Getting your year-end filings done on time is good for everyone! You’ll fulfill your co-op’s legal obligation and get your Agency performance reports that much sooner. Also, Agency staff would rather do other things than hound you for documents.
Here are a few helpful reminders for you when your fiscal year end is closing in.
- Your auditor needs to web-file your Annual Information Returns (AIR) within four months of your co-op’s fiscal year-end.
- A complete year-end filing includes your audited financial statements, signed board certification and one or more of the following:
- your rent-supplement reconciliation
- your rental-assistance reconciliation
- (for S95 co-ops) your income-tested assistance reconciliation, or
- (for UN and P85 deep-subsidy co-ops) your housing-charge reconciliation.
- No need to wait for your members to approve the audited statements before submitting them! Because the statements are signed by the directors, only board approval is required.
- All documents should be submitted to us electronically - via email or fax. We’d rather not get hard copies, unless absolutely necessary.
For more information on preparing for your year-end, please check out our pre-audit AIR checklist.
Your First Deadline
If your co-op receives funding from the Rent Supplement Program or the Rental Assistance Program, you are required to file your reconciliation two months after your fiscal year end.

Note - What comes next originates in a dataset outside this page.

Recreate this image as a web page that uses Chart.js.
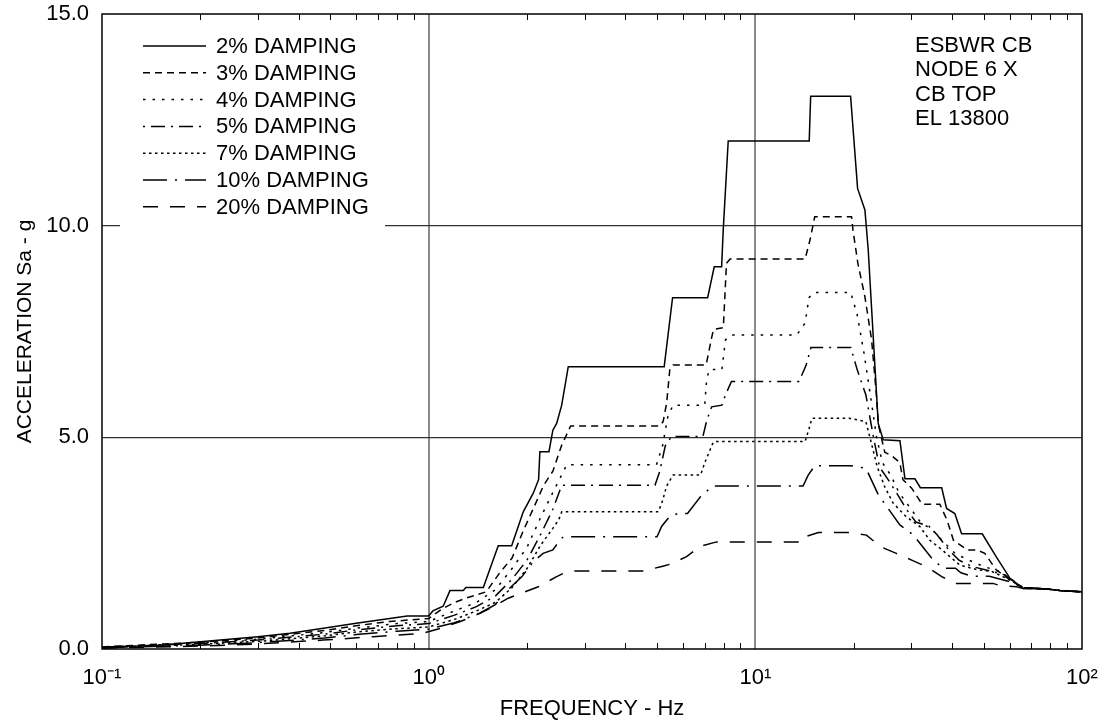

The Agency needs to approve your reconciliation before the auditor can file your AIR, so to meet the four-month AIR filing deadline, it’s important to submit your reconciliation on time.
Why File on Time?
If the Agency hasn’t received your complete filing four months after your fiscal year end, your co-op will not be in compliance with its CMHC agreement. If we still haven’t received your filing seven months after your fiscal year end, your co-op’s non-compliance is then escalated to a breach.
Non-compliance with annual filings could affect your co-op’s eligibility for funding programs, such as CMHC’s Preservation Fund. It could also make refinancing more difficult.